Le rapport du BIT présenté à la 97e session de la Conférence internationale du Travail sur la Promotion de l’emploi rural pour réduire la pauvreté souligne la nécessité «d’encourager l’esprit d’entreprise, en particulier parmi les femmes et les jeunes, à travers des programmes de formation tels que Créez votre entreprise et Gérez mieux votre entreprise (GERME)». A Kyzyl Kya, le programme GERME est déjà opérationnel pour les aspirants chefs d’entreprise et pour ceux qui gèrent déjà des affaires. Il est complété par divers outils d’orientation de carrière et par le programme «Connaître l’entreprise» pour les établissements secondaires spécialisés et les écoles de formation professionnelle, qui a pour but d’influencer de manière positive l’attitude des étudiants vis-à-vis de l’entrepreneuriat.

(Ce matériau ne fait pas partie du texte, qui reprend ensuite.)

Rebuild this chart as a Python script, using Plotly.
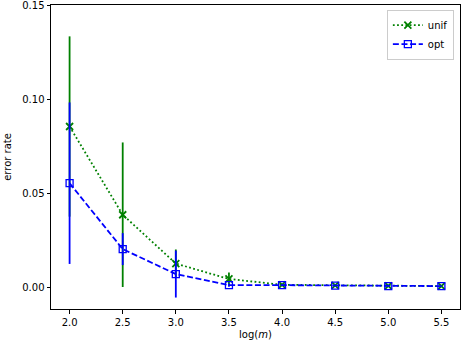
import plotly.graph_objects as go

log_m = [2.0, 2.5, 3.0, 3.5, 4.0, 4.5, 5.0, 5.5]
unif_err = [0.0855, 0.0385, 0.0125, 0.0043, 0.0012, 0.0009, 0.0006, 0.0005]
unif_std = [0.048, 0.0385, 0.0075, 0.0035, 0.0005, 0.0003, 0.0002, 0.0002]
opt_err = [0.0553, 0.0202, 0.0069, 0.0010, 0.0010, 0.0008, 0.0005, 0.0005]
opt_std = [0.0430, 0.0085, 0.0125, 0.0008, 0.0004, 0.0003, 0.0002, 0.0002]

fig = go.Figure()
fig.add_trace(go.Scatter(
    x=log_m, y=unif_err, name="unif", mode="lines+markers",
    line=dict(color="green", width=1.8, dash="1.8px,2.4px"),
    marker=dict(symbol="x-thin-open", size=7, color="green", line=dict(color="green", width=1.8)),
    error_y=dict(type="data", array=unif_std, visible=True, color="green", thickness=1.8, width=0),
))
fig.add_trace(go.Scatter(
    x=log_m, y=opt_err, name="opt", mode="lines+markers",
    line=dict(color="blue", width=1.8, dash="6px,2.6px"),
    marker=dict(symbol="square-open", size=7, color="blue", line=dict(color="blue", width=1.3)),
    error_y=dict(type="data", array=opt_std, visible=True, color="blue", thickness=1.8, width=0),
))

axis_common = dict(
    showline=True, linecolor="black", linewidth=1, mirror=True,
    ticks="outside", ticklen=3.5, tickwidth=1, tickcolor="black",
    showgrid=False, zeroline=False, automargin=False, ticklabeloverflow="allow",
    tickfont=dict(family="DejaVu Sans", size=10, color="black"),
)
fig.update_layout(
    width=462, height=346,
    margin=dict(l=51, r=2, t=5, b=37),
    paper_bgcolor="white", plot_bgcolor="white",
    font=dict(family="DejaVu Sans", size=10, color="black"),
    xaxis=dict(range=[1.825, 5.675], tickvals=log_m, tickformat=".1f",
               title=dict(text="log(<i>m</i>)", standoff=4, font=dict(size=10)), **axis_common),
    yaxis=dict(range=[-0.0117, 0.1502], tickvals=[0.0, 0.05, 0.10, 0.15], tickformat=".2f",
               title=dict(text="error rate", standoff=8, font=dict(size=10)), **axis_common),
    legend=dict(x=0.985, y=0.985, xanchor="right", yanchor="top",
                bordercolor="#cccccc", borderwidth=1, bgcolor="rgba(255,255,255,0.8)",
                font=dict(size=10), tracegroupgap=0, itemwidth=30),
    showlegend=True,
)
fig.write_html("out.html", config={"displayModeBar": False},
               post_script="document.body.style.margin='0';document.body.style.overflow='hidden';")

«Un élément clé pour réduire la pauvreté rurale est la qualité et l’accessibilité de la formation et de l’apprentissage pour les populations rurales, ainsi que la pertinence de la formation par rapport aux besoins du marché du travail, affirme Michael Henriques, Directeur du Département de la création d’emplois et du développement de l’entreprise du BIT. A cet égard, la formation entrepreneuriale et l’ancrage des entreprises sur les marchés locaux et plus vastes sont d’une grande importance. Notre projet d’emploi pour les jeunes à Kyzyl Kya a répondu avec succès à ces questions. Les méthodologies et les approches développées et testées à Kyzyl Kya sont susceptibles d’être dupliquées à travers tout le Kirghizistan et au-delà.»

Avec la création de nouvelles possibilités d’emploi, les jeunes ruraux comme Gounash ont une chance d’être bien formés et bien informés au moment où ils prennent une décision quant à leur futur emploi – qu’il s’agisse d’un emploi salarié ou de démarrer leur propre affaire, de travailler à l’étranger ou dans leur pays natal.